EXERCISE GOAL »
Copy each line exactly. Drop every picture.

■ ■ ■ ■ ■ ■ ■

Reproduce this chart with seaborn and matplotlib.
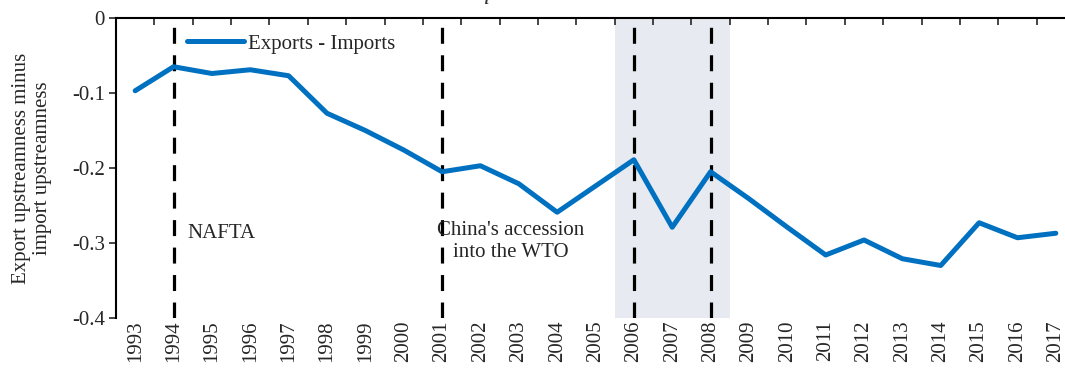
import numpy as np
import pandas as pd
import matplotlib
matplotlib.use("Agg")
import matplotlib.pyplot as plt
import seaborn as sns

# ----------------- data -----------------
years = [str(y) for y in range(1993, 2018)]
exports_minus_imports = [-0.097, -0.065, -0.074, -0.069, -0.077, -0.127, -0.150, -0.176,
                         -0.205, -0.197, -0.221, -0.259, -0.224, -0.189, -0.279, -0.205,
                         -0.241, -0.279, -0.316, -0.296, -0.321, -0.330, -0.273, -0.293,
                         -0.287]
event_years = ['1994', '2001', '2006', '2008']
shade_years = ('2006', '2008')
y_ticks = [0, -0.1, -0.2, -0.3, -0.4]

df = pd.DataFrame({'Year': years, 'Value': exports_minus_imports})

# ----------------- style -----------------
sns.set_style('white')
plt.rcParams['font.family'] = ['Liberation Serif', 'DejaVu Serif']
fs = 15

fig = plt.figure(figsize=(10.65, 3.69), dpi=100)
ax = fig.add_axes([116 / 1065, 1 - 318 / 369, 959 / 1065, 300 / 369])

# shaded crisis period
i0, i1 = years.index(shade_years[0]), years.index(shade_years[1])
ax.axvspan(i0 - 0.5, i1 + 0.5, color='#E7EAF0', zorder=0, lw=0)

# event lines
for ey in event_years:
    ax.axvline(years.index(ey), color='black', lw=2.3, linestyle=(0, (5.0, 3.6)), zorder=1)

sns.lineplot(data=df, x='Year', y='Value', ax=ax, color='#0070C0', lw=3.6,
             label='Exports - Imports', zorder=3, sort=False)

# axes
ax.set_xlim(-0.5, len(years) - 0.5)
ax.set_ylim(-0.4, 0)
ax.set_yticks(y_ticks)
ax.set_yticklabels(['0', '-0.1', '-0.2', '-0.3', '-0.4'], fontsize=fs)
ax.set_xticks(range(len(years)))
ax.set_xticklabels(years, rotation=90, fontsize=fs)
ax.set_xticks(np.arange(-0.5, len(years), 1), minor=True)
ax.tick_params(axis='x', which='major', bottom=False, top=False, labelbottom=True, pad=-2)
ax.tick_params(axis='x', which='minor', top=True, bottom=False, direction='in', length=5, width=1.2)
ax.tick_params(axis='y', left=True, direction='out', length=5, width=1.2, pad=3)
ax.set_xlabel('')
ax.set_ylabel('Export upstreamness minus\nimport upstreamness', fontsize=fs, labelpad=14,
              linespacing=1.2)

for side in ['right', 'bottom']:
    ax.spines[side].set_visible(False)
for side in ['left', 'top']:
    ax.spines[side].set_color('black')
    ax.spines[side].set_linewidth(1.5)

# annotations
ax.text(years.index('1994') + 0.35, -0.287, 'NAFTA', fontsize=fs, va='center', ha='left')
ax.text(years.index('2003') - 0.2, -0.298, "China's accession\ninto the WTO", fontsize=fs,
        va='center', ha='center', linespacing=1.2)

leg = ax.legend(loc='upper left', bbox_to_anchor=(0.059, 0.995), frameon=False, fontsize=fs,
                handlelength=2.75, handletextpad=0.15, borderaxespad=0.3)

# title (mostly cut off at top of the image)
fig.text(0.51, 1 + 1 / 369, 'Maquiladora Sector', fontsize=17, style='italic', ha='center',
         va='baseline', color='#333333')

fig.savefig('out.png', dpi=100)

■ ■ ■ ■ ■ ■ ■

RESPONSE TO THE TASK »
Reproduce this chart with seaborn and matplotlib.
import numpy as np
import pandas as pd
import matplotlib
matplotlib.use("Agg")
import matplotlib.pyplot as plt
import seaborn as sns

# ----------------- data -----------------
years = [str(y) for y in range(1993, 2018)]
exports_minus_imports = [-0.097, -0.065, -0.074, -0.069, -0.077, -0.127, -0.150, -0.176,
                         -0.205, -0.197, -0.221, -0.259, -0.224, -0.189, -0.279, -0.205,
                         -0.241, -0.279, -0.316, -0.296, -0.321, -0.330, -0.273, -0.293,
                         -0.287]
event_years = ['1994', '2001', '2006', '2008']
shade_years = ('2006', '2008')
y_ticks = [0, -0.1, -0.2, -0.3, -0.4]

df = pd.DataFrame({'Year': years, 'Value': exports_minus_imports})

# ----------------- style -----------------
sns.set_style('white')
plt.rcParams['font.family'] = ['Liberation Serif', 'DejaVu Serif']
fs = 15

fig = plt.figure(figsize=(10.65, 3.69), dpi=100)
ax = fig.add_axes([116 / 1065, 1 - 318 / 369, 959 / 1065, 300 / 369])

# shaded crisis period
i0, i1 = years.index(shade_years[0]), years.index(shade_years[1])
ax.axvspan(i0 - 0.5, i1 + 0.5, color='#E7EAF0', zorder=0, lw=0)

# event lines
for ey in event_years:
    ax.axvline(years.index(ey), color='black', lw=2.3, linestyle=(0, (5.0, 3.6)), zorder=1)

sns.lineplot(data=df, x='Year', y='Value', ax=ax, color='#0070C0', lw=3.6,
             label='Exports - Imports', zorder=3, sort=False)

# axes
ax.set_xlim(-0.5, len(years) - 0.5)
ax.set_ylim(-0.4, 0)
ax.set_yticks(y_ticks)
ax.set_yticklabels(['0', '-0.1', '-0.2', '-0.3', '-0.4'], fontsize=fs)
ax.set_xticks(range(len(years)))
ax.set_xticklabels(years, rotation=90, fontsize=fs)
ax.set_xticks(np.arange(-0.5, len(years), 1), minor=True)
ax.tick_params(axis='x', which='major', bottom=False, top=False, labelbottom=True, pad=-2)
ax.tick_params(axis='x', which='minor', top=True, bottom=False, direction='in', length=5, width=1.2)
ax.tick_params(axis='y', left=True, direction='out', length=5, width=1.2, pad=3)
ax.set_xlabel('')
ax.set_ylabel('Export upstreamness minus\nimport upstreamness', fontsize=fs, labelpad=14,
              linespacing=1.2)

for side in ['right', 'bottom']:
    ax.spines[side].set_visible(False)
for side in ['left', 'top']:
    ax.spines[side].set_color('black')
    ax.spines[side].set_linewidth(1.5)

# annotations
ax.text(years.index('1994') + 0.35, -0.287, 'NAFTA', fontsize=fs, va='center', ha='left')
ax.text(years.index('2003') - 0.2, -0.298, "China's accession\ninto the WTO", fontsize=fs,
        va='center', ha='center', linespacing=1.2)

leg = ax.legend(loc='upper left', bbox_to_anchor=(0.059, 0.995), frameon=False, fontsize=fs,
                handlelength=2.75, handletextpad=0.15, borderaxespad=0.3)

# title (mostly cut off at top of the image)
fig.text(0.51, 1 + 1 / 369, 'Maquiladora Sector', fontsize=17, style='italic', ha='center',
         va='baseline', color='#333333')

fig.savefig('out.png', dpi=100)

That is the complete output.